* begin SOURCE DATA *
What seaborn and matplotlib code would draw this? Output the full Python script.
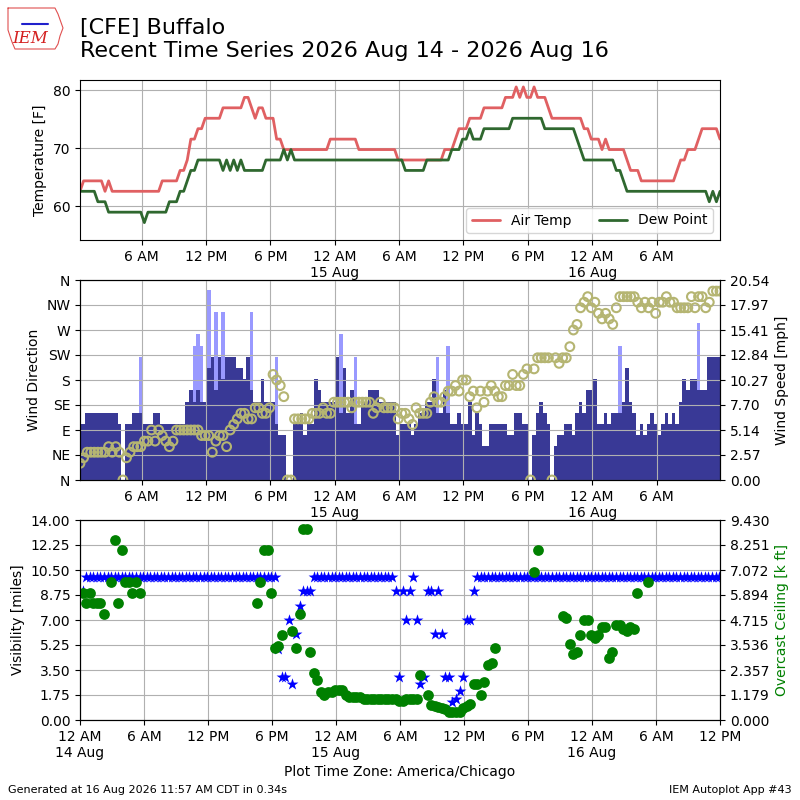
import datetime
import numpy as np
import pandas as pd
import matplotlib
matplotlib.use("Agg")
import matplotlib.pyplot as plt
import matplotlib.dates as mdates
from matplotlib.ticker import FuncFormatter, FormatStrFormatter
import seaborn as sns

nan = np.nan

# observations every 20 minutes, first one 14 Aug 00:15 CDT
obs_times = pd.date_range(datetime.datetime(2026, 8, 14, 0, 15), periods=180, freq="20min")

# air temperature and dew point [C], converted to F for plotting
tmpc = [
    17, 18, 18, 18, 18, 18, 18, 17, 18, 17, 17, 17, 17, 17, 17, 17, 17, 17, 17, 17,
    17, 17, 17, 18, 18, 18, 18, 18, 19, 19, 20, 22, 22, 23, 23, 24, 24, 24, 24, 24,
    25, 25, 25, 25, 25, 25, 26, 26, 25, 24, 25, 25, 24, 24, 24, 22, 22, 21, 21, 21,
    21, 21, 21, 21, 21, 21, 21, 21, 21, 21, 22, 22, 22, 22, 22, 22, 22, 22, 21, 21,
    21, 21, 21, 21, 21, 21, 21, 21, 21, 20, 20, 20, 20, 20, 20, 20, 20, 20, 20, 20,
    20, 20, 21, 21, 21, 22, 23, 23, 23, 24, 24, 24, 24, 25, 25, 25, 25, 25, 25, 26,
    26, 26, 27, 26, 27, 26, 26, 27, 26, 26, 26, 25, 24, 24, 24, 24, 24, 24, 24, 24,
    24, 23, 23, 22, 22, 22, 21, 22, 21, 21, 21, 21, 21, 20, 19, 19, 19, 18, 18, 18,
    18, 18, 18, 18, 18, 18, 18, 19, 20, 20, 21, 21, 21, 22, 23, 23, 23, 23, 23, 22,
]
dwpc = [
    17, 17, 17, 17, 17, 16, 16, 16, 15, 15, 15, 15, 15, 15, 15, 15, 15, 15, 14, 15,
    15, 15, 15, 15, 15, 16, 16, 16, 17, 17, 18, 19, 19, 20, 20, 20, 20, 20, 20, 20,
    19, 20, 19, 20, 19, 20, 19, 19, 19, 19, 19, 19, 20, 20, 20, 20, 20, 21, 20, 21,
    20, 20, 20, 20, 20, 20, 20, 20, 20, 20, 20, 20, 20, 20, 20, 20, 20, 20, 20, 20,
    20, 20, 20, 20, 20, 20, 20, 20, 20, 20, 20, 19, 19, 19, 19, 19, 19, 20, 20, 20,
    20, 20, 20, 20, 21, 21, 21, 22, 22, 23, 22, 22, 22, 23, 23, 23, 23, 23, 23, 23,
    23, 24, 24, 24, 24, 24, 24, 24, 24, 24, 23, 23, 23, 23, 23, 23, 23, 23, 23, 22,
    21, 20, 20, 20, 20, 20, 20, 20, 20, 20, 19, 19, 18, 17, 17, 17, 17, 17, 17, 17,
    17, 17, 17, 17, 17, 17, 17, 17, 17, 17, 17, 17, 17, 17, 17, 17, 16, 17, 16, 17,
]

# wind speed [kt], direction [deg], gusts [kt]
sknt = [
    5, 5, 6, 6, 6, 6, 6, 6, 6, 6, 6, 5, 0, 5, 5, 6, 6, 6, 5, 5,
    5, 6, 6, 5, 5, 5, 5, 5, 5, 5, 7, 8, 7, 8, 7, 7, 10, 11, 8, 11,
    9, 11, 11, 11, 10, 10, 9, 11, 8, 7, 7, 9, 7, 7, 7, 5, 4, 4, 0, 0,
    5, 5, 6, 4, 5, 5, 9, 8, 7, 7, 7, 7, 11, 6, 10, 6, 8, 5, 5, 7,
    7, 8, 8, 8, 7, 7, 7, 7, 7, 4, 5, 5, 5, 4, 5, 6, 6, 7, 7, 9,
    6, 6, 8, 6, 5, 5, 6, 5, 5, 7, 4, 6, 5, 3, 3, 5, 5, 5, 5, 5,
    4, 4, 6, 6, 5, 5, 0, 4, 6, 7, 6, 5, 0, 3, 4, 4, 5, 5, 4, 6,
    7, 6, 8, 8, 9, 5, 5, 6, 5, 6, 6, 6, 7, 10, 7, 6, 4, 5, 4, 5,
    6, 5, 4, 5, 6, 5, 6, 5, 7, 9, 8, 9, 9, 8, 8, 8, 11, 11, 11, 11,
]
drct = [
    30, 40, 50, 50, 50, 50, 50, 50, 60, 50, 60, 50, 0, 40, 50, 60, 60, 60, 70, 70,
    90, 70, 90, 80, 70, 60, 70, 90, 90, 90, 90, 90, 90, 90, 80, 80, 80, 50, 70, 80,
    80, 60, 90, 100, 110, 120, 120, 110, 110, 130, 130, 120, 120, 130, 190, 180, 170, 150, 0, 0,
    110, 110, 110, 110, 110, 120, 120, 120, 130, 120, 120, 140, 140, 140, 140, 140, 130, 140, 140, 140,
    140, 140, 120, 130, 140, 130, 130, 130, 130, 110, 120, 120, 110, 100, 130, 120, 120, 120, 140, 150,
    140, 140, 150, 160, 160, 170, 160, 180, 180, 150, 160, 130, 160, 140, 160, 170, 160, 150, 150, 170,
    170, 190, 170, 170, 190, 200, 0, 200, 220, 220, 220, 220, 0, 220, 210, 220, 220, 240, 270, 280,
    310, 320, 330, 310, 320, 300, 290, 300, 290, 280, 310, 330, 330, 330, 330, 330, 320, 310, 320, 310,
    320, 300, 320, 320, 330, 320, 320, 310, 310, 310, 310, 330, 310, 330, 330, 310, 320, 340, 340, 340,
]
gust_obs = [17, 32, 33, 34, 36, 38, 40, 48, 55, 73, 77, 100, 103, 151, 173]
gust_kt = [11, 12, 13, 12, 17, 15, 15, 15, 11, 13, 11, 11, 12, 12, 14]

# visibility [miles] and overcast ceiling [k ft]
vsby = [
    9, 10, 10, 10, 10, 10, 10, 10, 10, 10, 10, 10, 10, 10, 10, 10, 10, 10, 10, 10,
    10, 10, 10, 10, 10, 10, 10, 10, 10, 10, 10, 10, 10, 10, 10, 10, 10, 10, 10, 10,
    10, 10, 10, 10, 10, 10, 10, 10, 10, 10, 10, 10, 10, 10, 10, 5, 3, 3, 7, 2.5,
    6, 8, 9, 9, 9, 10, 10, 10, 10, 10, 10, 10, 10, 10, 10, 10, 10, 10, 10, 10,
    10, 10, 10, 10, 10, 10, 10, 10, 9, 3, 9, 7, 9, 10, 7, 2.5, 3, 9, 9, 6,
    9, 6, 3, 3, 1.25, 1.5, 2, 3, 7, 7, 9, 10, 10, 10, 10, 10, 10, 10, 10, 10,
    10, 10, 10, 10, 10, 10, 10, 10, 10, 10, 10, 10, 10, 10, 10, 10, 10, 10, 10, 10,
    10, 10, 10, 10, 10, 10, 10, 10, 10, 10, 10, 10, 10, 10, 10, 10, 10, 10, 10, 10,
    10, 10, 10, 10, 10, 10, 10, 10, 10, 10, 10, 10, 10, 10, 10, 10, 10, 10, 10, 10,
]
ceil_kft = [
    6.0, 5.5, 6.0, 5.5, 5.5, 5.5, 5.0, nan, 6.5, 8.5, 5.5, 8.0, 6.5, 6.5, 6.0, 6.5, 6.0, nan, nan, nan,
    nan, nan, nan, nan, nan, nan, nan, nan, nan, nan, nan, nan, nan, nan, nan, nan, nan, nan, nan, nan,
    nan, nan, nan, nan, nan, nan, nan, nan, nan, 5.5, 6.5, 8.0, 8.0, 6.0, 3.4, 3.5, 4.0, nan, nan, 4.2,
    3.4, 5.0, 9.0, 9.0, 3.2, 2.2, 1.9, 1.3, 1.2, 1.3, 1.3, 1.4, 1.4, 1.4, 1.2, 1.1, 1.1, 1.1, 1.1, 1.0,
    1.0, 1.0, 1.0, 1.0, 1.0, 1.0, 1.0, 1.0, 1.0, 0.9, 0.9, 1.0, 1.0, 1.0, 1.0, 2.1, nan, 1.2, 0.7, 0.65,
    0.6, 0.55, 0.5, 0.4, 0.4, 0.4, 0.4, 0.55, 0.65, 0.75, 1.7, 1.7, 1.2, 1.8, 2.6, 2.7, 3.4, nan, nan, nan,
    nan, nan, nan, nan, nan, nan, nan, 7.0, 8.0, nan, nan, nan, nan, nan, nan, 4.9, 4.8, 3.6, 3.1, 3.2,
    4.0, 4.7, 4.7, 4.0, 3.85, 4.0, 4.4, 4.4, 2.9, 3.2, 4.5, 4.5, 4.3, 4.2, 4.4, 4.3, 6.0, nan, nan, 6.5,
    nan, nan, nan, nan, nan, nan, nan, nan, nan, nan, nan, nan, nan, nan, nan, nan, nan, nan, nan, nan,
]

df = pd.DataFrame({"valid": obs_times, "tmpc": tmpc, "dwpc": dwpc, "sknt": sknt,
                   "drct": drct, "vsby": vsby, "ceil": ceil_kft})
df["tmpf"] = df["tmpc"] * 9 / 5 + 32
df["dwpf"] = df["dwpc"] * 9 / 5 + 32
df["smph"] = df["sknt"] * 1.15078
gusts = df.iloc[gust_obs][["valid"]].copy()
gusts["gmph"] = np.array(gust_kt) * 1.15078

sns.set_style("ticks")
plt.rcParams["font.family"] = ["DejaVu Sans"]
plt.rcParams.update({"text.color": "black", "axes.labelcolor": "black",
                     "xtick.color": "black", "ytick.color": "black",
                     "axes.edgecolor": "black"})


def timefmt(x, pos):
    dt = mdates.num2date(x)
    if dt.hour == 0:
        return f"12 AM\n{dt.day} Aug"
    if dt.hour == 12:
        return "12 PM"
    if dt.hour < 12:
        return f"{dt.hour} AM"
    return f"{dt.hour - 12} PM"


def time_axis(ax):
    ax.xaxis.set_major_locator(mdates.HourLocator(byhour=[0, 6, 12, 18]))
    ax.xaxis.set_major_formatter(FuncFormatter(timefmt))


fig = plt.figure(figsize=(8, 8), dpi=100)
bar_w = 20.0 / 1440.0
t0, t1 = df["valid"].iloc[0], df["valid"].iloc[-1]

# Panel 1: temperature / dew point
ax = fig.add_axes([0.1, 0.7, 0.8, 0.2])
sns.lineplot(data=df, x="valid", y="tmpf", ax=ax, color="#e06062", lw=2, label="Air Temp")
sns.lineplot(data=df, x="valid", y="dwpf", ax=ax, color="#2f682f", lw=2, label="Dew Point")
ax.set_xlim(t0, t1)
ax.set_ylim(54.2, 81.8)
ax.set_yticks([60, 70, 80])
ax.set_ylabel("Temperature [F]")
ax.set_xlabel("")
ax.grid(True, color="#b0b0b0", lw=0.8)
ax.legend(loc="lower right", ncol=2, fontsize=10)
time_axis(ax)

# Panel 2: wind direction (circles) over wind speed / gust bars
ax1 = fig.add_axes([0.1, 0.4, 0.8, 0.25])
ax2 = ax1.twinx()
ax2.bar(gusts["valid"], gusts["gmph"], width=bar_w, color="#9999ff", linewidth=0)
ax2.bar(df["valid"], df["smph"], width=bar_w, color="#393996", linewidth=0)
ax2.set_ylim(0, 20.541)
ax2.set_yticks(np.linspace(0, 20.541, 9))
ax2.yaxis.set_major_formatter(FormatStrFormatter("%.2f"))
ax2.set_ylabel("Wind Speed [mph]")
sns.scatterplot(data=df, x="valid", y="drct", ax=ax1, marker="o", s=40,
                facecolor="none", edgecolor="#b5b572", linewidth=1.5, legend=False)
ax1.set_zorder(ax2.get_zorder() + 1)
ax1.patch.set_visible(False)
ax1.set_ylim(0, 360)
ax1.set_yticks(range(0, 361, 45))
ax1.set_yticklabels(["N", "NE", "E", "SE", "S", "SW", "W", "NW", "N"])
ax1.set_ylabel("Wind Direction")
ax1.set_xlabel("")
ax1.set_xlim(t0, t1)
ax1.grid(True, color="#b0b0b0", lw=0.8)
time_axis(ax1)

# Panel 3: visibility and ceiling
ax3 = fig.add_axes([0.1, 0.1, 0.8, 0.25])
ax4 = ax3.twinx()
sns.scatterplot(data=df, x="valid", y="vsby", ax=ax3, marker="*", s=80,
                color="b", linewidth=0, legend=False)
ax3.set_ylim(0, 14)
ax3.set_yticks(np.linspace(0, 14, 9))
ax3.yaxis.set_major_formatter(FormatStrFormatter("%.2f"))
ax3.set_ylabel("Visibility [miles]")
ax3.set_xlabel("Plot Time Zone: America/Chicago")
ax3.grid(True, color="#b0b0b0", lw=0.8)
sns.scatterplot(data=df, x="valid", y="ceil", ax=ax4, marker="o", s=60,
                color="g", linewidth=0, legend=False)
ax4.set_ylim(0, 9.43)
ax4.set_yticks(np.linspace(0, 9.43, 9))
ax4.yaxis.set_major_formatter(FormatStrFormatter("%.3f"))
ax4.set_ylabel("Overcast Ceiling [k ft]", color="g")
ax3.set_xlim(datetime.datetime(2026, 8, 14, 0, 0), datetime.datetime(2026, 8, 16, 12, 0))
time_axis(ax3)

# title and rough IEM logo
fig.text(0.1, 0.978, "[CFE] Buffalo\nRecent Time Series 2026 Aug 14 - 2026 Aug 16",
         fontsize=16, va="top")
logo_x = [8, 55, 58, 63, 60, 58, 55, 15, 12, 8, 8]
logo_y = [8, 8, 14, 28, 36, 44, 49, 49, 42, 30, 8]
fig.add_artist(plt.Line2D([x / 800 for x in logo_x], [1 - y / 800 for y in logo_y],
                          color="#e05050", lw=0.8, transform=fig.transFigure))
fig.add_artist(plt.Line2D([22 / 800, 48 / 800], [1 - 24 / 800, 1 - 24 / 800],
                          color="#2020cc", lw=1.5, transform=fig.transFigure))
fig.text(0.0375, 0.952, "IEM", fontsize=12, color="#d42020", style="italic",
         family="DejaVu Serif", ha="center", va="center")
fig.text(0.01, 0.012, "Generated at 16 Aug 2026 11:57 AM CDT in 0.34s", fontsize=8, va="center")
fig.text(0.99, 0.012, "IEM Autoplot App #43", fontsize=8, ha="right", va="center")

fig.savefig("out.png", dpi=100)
* end SOURCE DATA *
In the listing above, count each line that holds the string "matplotlib". Give the number only.

▸ FINAL ANSWER
6